Bien que le débat sur la liberté du iftar public pendant Ramadan soit devenu un rendez-vous annuel inévitable, il n’a pas perdu de sa pertinence et suscite de plus en plus d’attention. Je m’attends à ce que son intensité augmente dans les années à venir.
Nombreux sont ceux qui ne réalisent pas vraiment les changements que le Maroc connaît au niveau des valeurs et des modes de vie, ni le conflit étouffé mais bien réel qui oppose une société conservatrice traditionnelle aux générations modernes. Ces dernières ont grandi et évolué dans une époque d’information, de liberté et d’ouverture où le monde représenté ne correspond pas à leur réalité vécue. Ils ont ainsi commencé à chercher des espaces parallèles, des espaces et même des communautés exclusives, leur permettant de pratiquer leurs convictions et leurs choix religieux.
L’article 222 du code pénal marocain stipule que: “Celui qui, notoirement connu pour son appartenance à la religion musulmane, rompt ostensiblement le jeûne dans un lieu public pendant le temps du ramadan, sans motif admis par cette religion, est puni de l’emprisonnement d’un à six mois et d’une amende de 200 à 500 dirhams ». Ce texte a été établi par le protectorat français en 1913, et modifié en 1933 par le Département des affaires indigènes de Lyautey.
Le Maréchal Lyautey s’est rendu compte qu’il ne pouvait attirer et maîtriser les notables, ni contrôler les savants et cheikhs des Zawiya et tous ceux qui contribuent à orienter les sentiments collectifs du peuple marocain, ni courtiser le public, sans adopter ce qu’il a appelé la “politique islamique”, basée sur le respect de la religion, des coutumes, des institutions de gouvernance et des institutions sociales traditionnelles.
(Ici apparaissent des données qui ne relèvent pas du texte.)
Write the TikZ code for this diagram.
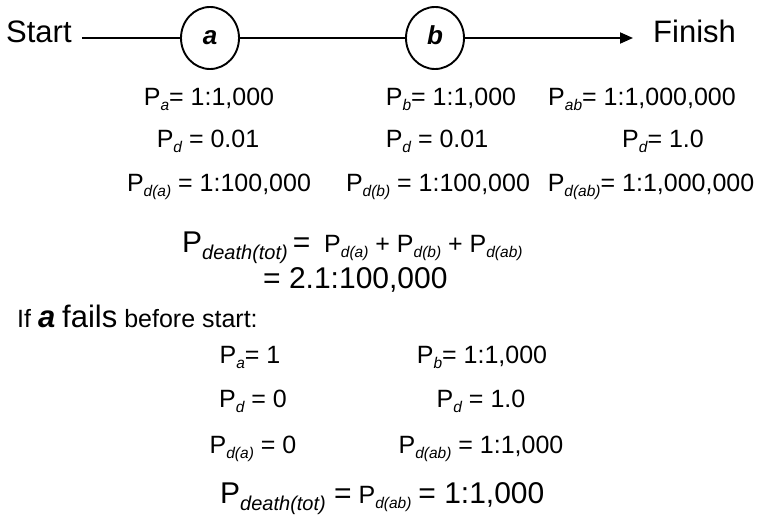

La loi 222 n’est donc ni une loi inspirée de la religion ni une jurisprudence islamique. Cependant il est impossible dans la situation actuelle de ne pas prendre en compte ce que le jeûne du Ramadan représente dans la conscience des Marocains, après sa transformation d’un culte religieux en un rituel culturel et social. C’est ce qui explique dans une certaine mesure, l’accent mis par les Marocains sur le jeûne et le Ramadan, contrairement à d’autres cultes comme la prière.
Ramadan, dans l’imaginaire des Marocains, n’est pas un culte dans lequel un individu s’abstient de certains désirs seulement, mais un mois de cérémonies et de rituels divers. Un mois de rassemblement familial autour des tables à manger, des prières de tarawih, le mois du cérémonial de Laylat al-Qadr, des longues robes et autres apparats traditionnellement adoptés lors de ce mois… Cet ensemble d’éléments rassemblés a fait du culte du jeûne une autorité morale collective, de l’étranger une anomalie contraire au groupe, le tout expliquant le niveau de violence à l’encontre de l’autre.
Nous sommes confrontés à des transformations majeures dans la relation de la société avec la religion, et dans la nature de la société elle-même, et sa tendance à plus d’individualisme et de rébellion contre l’autorité du groupe. Cela nécessite une grande prise de conscience et de clairvoyance. Le défi de l’État étant d’accommoder tout le monde, et d’assurer à chaque citoyen le droit d’exercer librement ses convictions, tout en protégeant la Paix sociale et la sécurité spirituelle.